Yeah... nobody read our tutorial either. ;)
One strategy some people use for game balance is keeping track of the player's performance and adjusting the difficulty based on it. Maybe you could set it up to raise the speed with every success and lower the speed with each failure.
High five from the team that made another therapy game. :)
I like how it's head-to-head. Honestly every multiplayer game should work in split-screen. Shame how game companies don't want to do that, it cuts back on the social aspect.
I also got stuck on the three-body bug. Nonetheless, this is a very innovative mechanic and I like it a lot.
It was a fun tech demo. I think it would be nice if the attraction to the mouse was stronger; I was able to tell it was going on, but it would be cool if it was longer-range.

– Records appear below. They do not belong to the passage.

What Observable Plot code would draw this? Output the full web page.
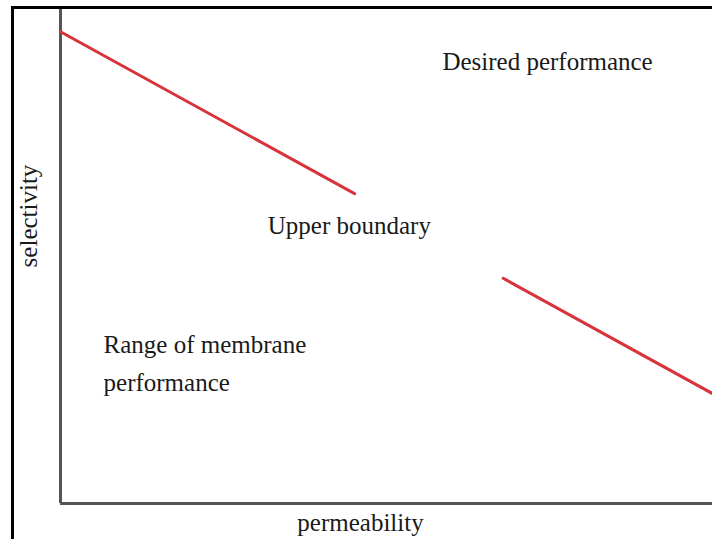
<!DOCTYPE html>
<html>
<head>
<meta charset="utf-8">
<script src="https://cdn.jsdelivr.net/npm/d3@7"></script>
<script src="https://cdn.jsdelivr.net/npm/@observablehq/plot@0.6"></script>
<style>
  html, body { margin: 0; padding: 0; background: #fff; }
  #wrap { position: relative; width: 712px; height: 539px; overflow: hidden; }
  #frame { position: absolute; left: 11px; top: 6px; width: 720px; height: 560px;
           border-left: 3px solid #000; border-top: 3px solid #000; pointer-events: none; }
</style>
</head>
<body>
<div id="wrap"><div id="frame"></div></div>
<script>
// Upper-boundary segments (permeability %, selectivity %) in a 0–100 frame
const segmentIds = ["a", "a", "b", "b"];
const segmentX = [0, 45.1, 67.9, 100];
const segmentY = [95.3, 62.6, 45.5, 22.2];

// Annotations
const noteTexts = ["Desired performance", "Upper boundary", "Range of membrane", "performance"];
const noteX = [74.7, 44.3, 6.6, 6.6];
const noteY = [89.1, 56.0, 32.1, 24.4];
const noteAnchor = ["middle", "middle", "start", "start"];

const xLabel = "permeability";
const yLabel = "selectivity";

const segments = segmentIds.map((id, i) => ({id, x: segmentX[i], y: segmentY[i]}));
const notes = noteTexts.map((t, i) => ({t, x: noteX[i], y: noteY[i], a: noteAnchor[i]}));

const font = "'Liberation Serif', 'Times New Roman', serif";

const chart = Plot.plot({
  width: 712,
  height: 539,
  marginLeft: 60,
  marginTop: 8,
  marginRight: 0,
  marginBottom: 36,
  x: {domain: [0, 100], axis: null},
  y: {domain: [0, 100], axis: null},
  style: {fontFamily: font, background: "transparent"},
  marks: [
    Plot.ruleX([0], {stroke: "#555", strokeWidth: 3}),
    Plot.ruleY([0], {stroke: "#555", strokeWidth: 3}),
    Plot.line(segments, {x: "x", y: "y", z: "id", stroke: "#d8333b", strokeWidth: 3}),
    Plot.text(notes.filter(d => d.a === "middle"), {x: "x", y: "y", text: "t", textAnchor: "middle",
      fontSize: 25, fill: "#1a1a1a"}),
    Plot.text(notes.filter(d => d.a === "start"), {x: "x", y: "y", text: "t", textAnchor: "start",
      fontSize: 25, fill: "#1a1a1a"}),
    Plot.text([xLabel], {frameAnchor: "bottom", textAnchor: "middle", lineAnchor: "middle",
      dx: -26, dy: 19, text: d => d, fontSize: 25, fill: "#1a1a1a"}),
    Plot.text([yLabel], {frameAnchor: "left", textAnchor: "middle", lineAnchor: "middle",
      dx: -32, dy: -40, rotate: -90, text: d => d, fontSize: 25, fill: "#1a1a1a"})
  ]
});
chart.style.position = "absolute";
chart.style.left = "0";
chart.style.top = "0";
document.getElementById("wrap").prepend(chart);
</script>
</body>
</html>
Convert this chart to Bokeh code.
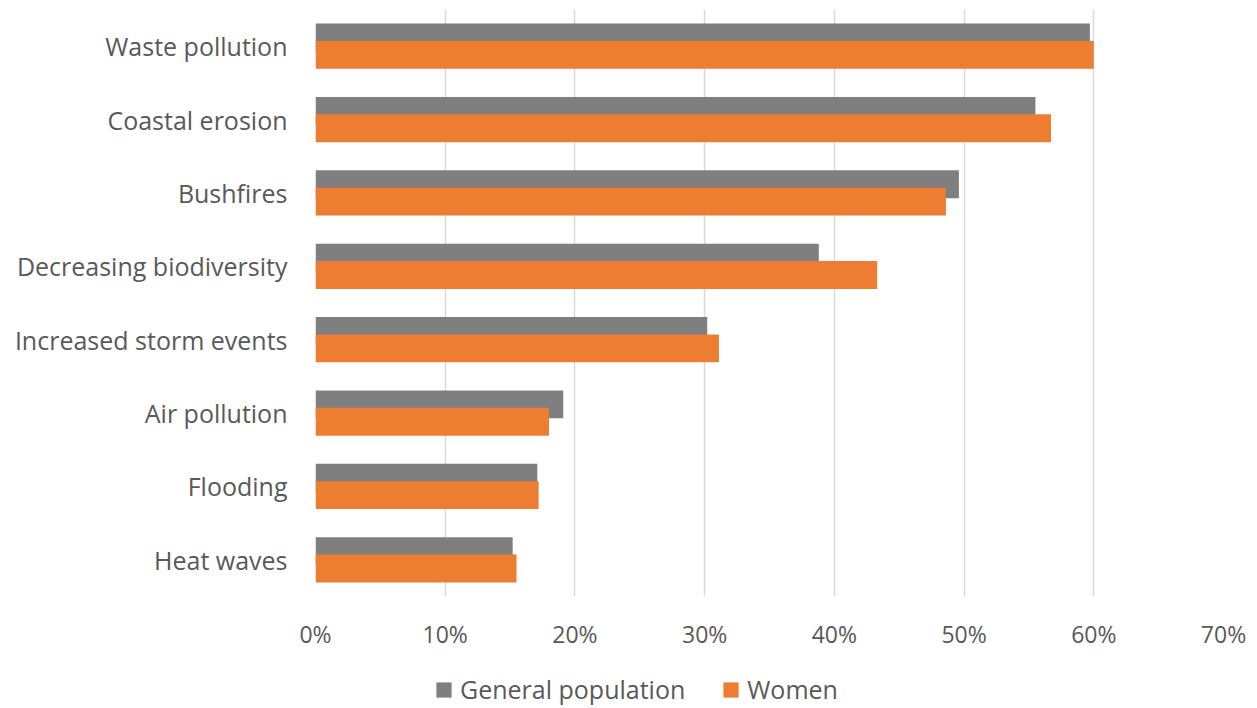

This was a clever interpretation of the theme. I was able to figure out interaction, for some reason the first customer didn't want the food to be fried - but after I figured it out the game went smoothly.
That's a cool background.
Cool game. A couple tricks I learned:
- Building up a protective layer of iron ore on the floor so that uranium wouldn't be deleted.
- Moving the uranium over to the core before rotating so that it would automatically snap in when the right angle had been reached.
Charming and simple, as always. We didn't realize that the game ended on the cloud level, so Zhohan got up to 3167 points before ragequitting!
I see someone else liked Outer Wilds. ;)
It took me a little to figure out that it wouldn't take words shorter than four letters. Too bad, because I am really terrible at anagrams. ;)
The art style was pretty cool. I kind of liked how jumping made your character pause, it was like they were winding up for a big jump. I noticed that the lighting wasn't the same in all of the player's walk frames; it might have been a good idea to look at the histogram under "levels" or "curves" to fix that in an image processor. Unlike some of your other reviewers, I don't think the game was too short. Ludumdare games are meant to be short introductions to novel artistic concepts and game mechanics.
I liked the aesthetic. It was a bit confusing when the house disappeared after I filled up its resource requirements. No crashes for me, the technology worked just fine.
Nice game! I got to $25524 and level 20. I liked the art style, and the animations were fluid (I appreciated the motion blur on the pickaxe.) I noticed some rendering trouble with the borders of the tiles. I would personally recommend making the tile geometry *slightly* bigger than the tile, so that the gaps are always filled. A lot of other 2D Unity games seem to have that problem too.
This was a really nice game, I liked the art a lot. It's also nice that the player character was corona-safe, wearing that mask. ;)
I couldn't figure out how to defeat the extra-tall enemy near the start so I went back, did a difficult jump to get up the wall behind it, and then jumped over. I'm not sure if I was supposed to defeat it normally. When I got to the boss, I was initially worried that it would have the same issue, but then I realized that I had to hit it multiple times to get it down one notch in health. If my guess about why I was confused about this is correct, I think it might help if every hit changed the color of the enemy, changing it in smaller steps if the enemy has a lot of health.
The movement was very fluid, and I liked the walljumping mechanic. It's also worth mentioning that your game didn't have the tile seam bug that most other 2D unity games seem to be having - whether that was because you fixed it, or because of good luck, that counts in your favor.
High five from a team that also made a therapy-themed game!
I got 60%. This is a very charming idea.
It might seem like a minor point, but I really liked that you put it in a folder inside the zip archive. It saved me some work organizing it amongst all of the other LD games.